История римской литературы Том I (Авторов) - страница 30

.

Сильная государственная власть нобилитета была заинтересована в применении письма только в тех случаях, когда без него невозможно было обойтись, например, три заключении договоров, для летописных записей и т. п. Поэтому и понятно, что в нашем распоряжении нет почти даже следов записи литературных памятников раннего периода Рима, несмотря на очень раннее развитие латинской письменности и наличие официальных эпиграфических документов и регистрационных или памятных надписей на предметах, вроде надписи на так называемой "пренестинской заколке", и некоторых посвятительных надписей, а также надгробий.

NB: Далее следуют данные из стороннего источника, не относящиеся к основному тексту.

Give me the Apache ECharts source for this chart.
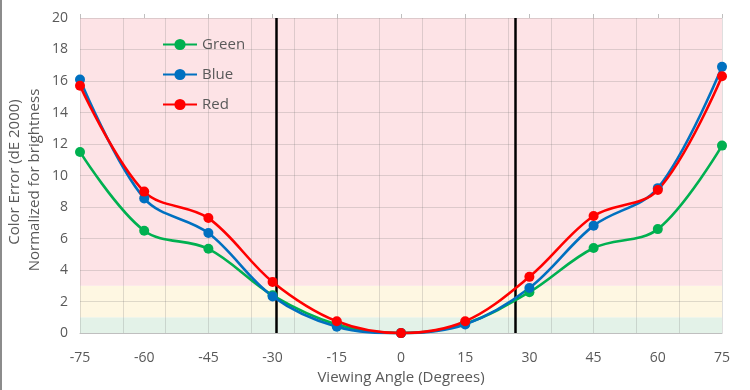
<!DOCTYPE html>
<html><head><meta charset="utf-8">
<script src="https://cdn.jsdelivr.net/npm/echarts@6/dist/echarts.min.js"></script>
<style>html,body{margin:0;padding:0;background:#fff}#c{width:750px;height:390px}</style>
</head><body><div id="c"></div>
<script>
const angles = [-75, -60, -45, -30, -15, 0, 15, 30, 45, 60, 75];
const green = [11.5, 6.5, 5.35, 2.4, 0.55, 0, 0.6, 2.6, 5.4, 6.6, 11.9];
const blue  = [16.1, 8.55, 6.35, 2.33, 0.4, 0, 0.55, 2.86, 6.82, 9.2, 16.9];
const red   = [15.7, 8.98, 7.3, 3.25, 0.75, 0, 0.75, 3.57, 7.43, 9.08, 16.3];
const vLines = [-29.2, 26.8];
const bands = [[0, 1, '#e3f2e8'], [1, 3, '#fef7e2'], [3, 20, '#fde3e6']];
const font = 'Open Sans';
const txt = '#595959';
const gridColor = 'rgba(110,110,110,0.22)';

const chart = echarts.init(document.getElementById('c'), null, {renderer: 'canvas'});
function pts(a) { return angles.map((x, i) => [x, a[i]]); }
function ser(name, color, data) {
  return {
    name, type: 'line', data: pts(data), smooth: 0.35,
    symbol: 'circle', symbolSize: 10,
    lineStyle: {color, width: 2.6}, itemStyle: {color},
    z: 5
  };
}
chart.setOption({
  animation: false,
  textStyle: {fontFamily: font},
  grid: {left: 80, right: 28, top: 18, bottom: 55},
  legend: {
    data: ['Green', 'Blue', 'Red'], orient: 'vertical', left: 162, top: 37, padding: 0,
    itemWidth: 34, itemHeight: 14, itemGap: 15,
    textStyle: {color: txt, fontSize: 15, fontFamily: font}
  },
  xAxis: [
    {type: 'value', min: -75, max: 75, interval: 15, position: 'bottom', z: 3,
     axisLine: {show: true, lineStyle: {color: '#bfbfbf', width: 1}},
     axisTick: {show: false}, splitLine: {show: false},
     axisLabel: {color: txt, fontSize: 14, margin: 18, fontFamily: font},
     name: 'Viewing Angle (Degrees)', nameLocation: 'middle', nameGap: 36,
     nameTextStyle: {color: txt, fontSize: 15, fontFamily: font}},
    {type: 'value', min: -75, max: 75, interval: 15, position: 'top', z: 3,
     axisLine: {show: false}, axisLabel: {show: false},
     axisTick: {show: true, length: 4, lineStyle: {color: '#bfbfbf'}}, splitLine: {show: false}},
    {type: 'value', min: 0, max: 150, interval: 10, position: 'bottom', z: 3,
     axisLine: {show: false}, axisLabel: {show: false}, axisTick: {show: false},
     splitLine: {show: true, lineStyle: {color: gridColor, width: 1}}}
  ],
  yAxis: {type: 'value', min: 0, max: 20, interval: 2, z: 3,
    axisLine: {show: false}, axisTick: {show: false},
    axisLabel: {color: txt, fontSize: 14, margin: 12, fontFamily: font},
    splitLine: {lineStyle: {color: gridColor, width: 1}}},
  graphic: [
    {type: 'text', x: 15, y: 172, rotation: Math.PI / 2,
     style: {text: 'Color Error (dE 2000)', fill: txt, font: '15px "Open Sans"', align: 'center', verticalAlign: 'middle'}},
    {type: 'text', x: 35, y: 180, rotation: Math.PI / 2,
     style: {text: 'Normalized for brightness', fill: txt, font: '15px "Open Sans"', align: 'center', verticalAlign: 'middle'}},
    {type: 'rect', shape: {x: 0, y: 0, width: 2, height: 390}, style: {fill: '#8c8c8c'}}
  ],
  series: [
    {type: 'line', data: [], silent: true, z: 0,
     markArea: {silent: true, data: bands.map(b => [{yAxis: b[0], itemStyle: {color: b[2]}}, {yAxis: b[1]}])}},
    {type: 'line', data: [], silent: true, z: 4,
     markLine: {silent: true, symbol: 'none', label: {show: false},
       lineStyle: {color: '#000', width: 2.5, type: 'solid'},
       data: vLines.map(v => ({xAxis: v}))}},
    ser('Green', '#00b050', green),
    ser('Blue', '#0070c0', blue),
    ser('Red', '#ff0000', red)
  ]
});
</script></body></html>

Даже в области правовых отношений письмо прививалось у римлян очень туго. В то время как у греков мы находим указания на письменность в самом их языке (слова, производные от γραφή — писание и γράφω — пишу [35]), у римлян сохраняется в качестве словообразовательного элемента корень глагола dico — говорю [36]. Слову доверяли больше, чем письму. Пережиток такого отношения к слову можно видеть в словах Энея, обращенных к Сибилле ("Энеида", VI, 71 сл.). Обещая пророчице, что ее предсказания будут сохраняться в особом хранилище (указание на позднейшие обычаи), Эней тем не менее просит их не записывать, а изречь или пропеть (древний обычай):

...Листам не вверяй предсказаний,
Чтобы не смешались они и не стали игралищем ветров;
Пой их сама, я молю.
(Перевод Ф. А. Петровского)

Таким образом, памятники раннего римского словесного художественного творчества не были (да и не могли быть) сохранены на письме, а правящие круги римского общества и не были в этом заинтересованы и, видимо, относились с таким же пренебрежением к созданиям латинского народного гения, с каким относился к ним и Гораций.

Однако социальная борьба в Риме времен Пунических войн коренным образом изменила отношение к литературным произведениям, интерес к которым стал настойчиво проявляться среди передовых римлян, а это повело к созданию и записанного эпоса ("Пуническая война" Невия) и записанной драматической поэзии, словом, к настоящей литературе.

Нельзя представить себе, чтобы народ, прошедший длительный период культурного развития (по меньшей мере от VI до III в. до н. э.), не создал за это время никакой художественной литературы и был обречен на то, чтобы создателем ее на римской почве оказался не римлянин, и даже не италиец, а грек из Тарента, каковым был Ливий Андроник, а первыми римскими литературными произведениями стали не самобытные создания римского народного гения, а перевод греческой эпической поэмы и переделки греческих трагедий и комедий, каковыми были драматические произведения Андроника. Но если в древности не сомневались, что "и до Гомера были поэты" (Цицерон, "Брут", § 71), то и по отношению к римской литературе можно сказать с полной уверенностью, основываясь на показаниях самих римлян, что у Ливия Андроника были предшественники в лице не известных нам латинских поэтов. Одного из них мы даже знаем по имени; это — Аппий Клавдий Слепой (цензор 312 г. до н. э.), от которого дошло до нас несколько стихотворных "сентенций" и речь которого в сенате против заключения договора с царем Пирром была записана и была известна Цицерону (Цицерон, "Брут", 55 и 61; "О старости", 16).